Isda AGM: Buffett’s criticisms of the derivatives market rebuffed

A wide range of leading derivatives practitioners attending the International Swaps and Derivatives (Isda) annual general meeting spoke out against last month’s comments by US investor Warren Buffett, in which he compared derivatives to “weapons of mass destruction”.

In what turned out to be one of the major themes at the two-day event, held in Tokyo last Wednesday and Thursday, a succession of bankers warned that the negative perception of derivatives perpetuated by high profile figures such as Buffett could pose a potential restraining factor to the future growth of the industry.

“We need to continue to fight energetically to get across to the world at large and the financial markets at large what derivatives are about and what the benefits can be,” said Jonathan Chenevix-Trench, managing director and head of European fixed income, and global head of interest rates and foreign exchange at Morgan Stanley. “I think the combination of tremendous success in terms of growth and a lack of understanding outside of the industry continues to be a danger.”

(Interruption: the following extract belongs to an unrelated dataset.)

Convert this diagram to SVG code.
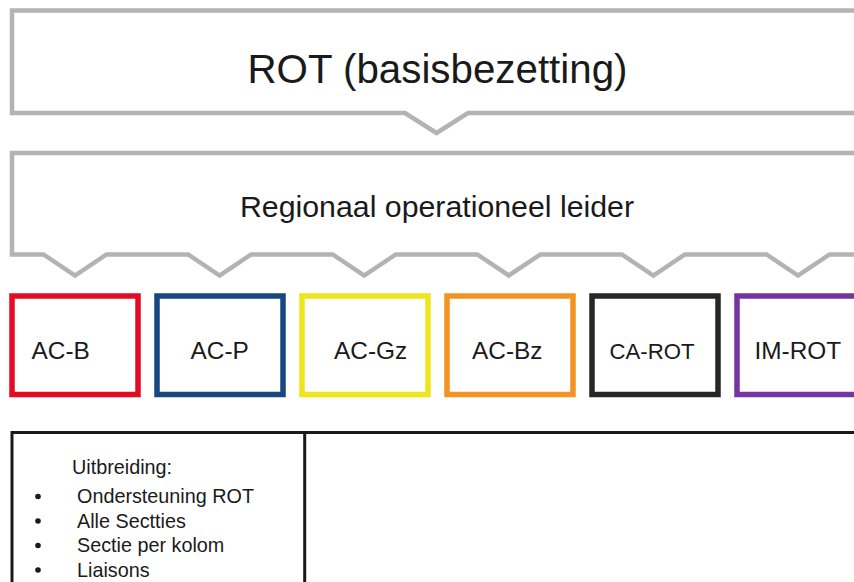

In a letter to shareholders of his investment company Berkshire Hathaway last month, Buffett wrote that derivatives are “time bombs”, whose “potentially lethal” dangers could threaten the stability of the financial system.

Several derivatives executives have since pointed out that these comments reflect Buffett’s difficulties in closing down Gen Re Financial Products, the derivatives unit of insurance company Gen Re that Buffett acquired in 1999. Having attempted unsuccessfully to sell the derivatives arm to a variety of potential buyers, Buffett has been forced to slowly wind down the business.

“I think a lot of the criticism was coming from the frustration [Buffett] was experiencing in shutting down Gen Re Financial Products,” said Kaushik Amin, managing director and co-head of global interest rate products at Lehman Brothers. “Gen Re was an entity focused on an esoteric area, with very long maturity contracts focused on particular sub-sectors of the derivatives market and it is no surprise that it is very difficult for Buffet to shut it down, especially as he was unwilling to pay a realistic price that you need to pay to exit the market.”

Nonetheless, bankers warned that a continued lack of understanding of derivatives within some sectors of the financial industry, combined with high volatility in the markets, could lead to calls for over-regulation, potentially restricting the growth of the derivatives market.

“It is important in these emotional and turbulent times that regulators and bodies that set standards resist the temptation to over-react and unilaterally set standards that ultimately prejudice the use of derivatives,” said Jerry del Missier, managing director and global head of rates and private equity at Barclays Capital. “And I think it is a responsibility of the derivatives industry and Isda in these difficult times to continue to engage bodies, to push back when we think that they are proposing irrational measures and ensure that we get a sensible oversight.”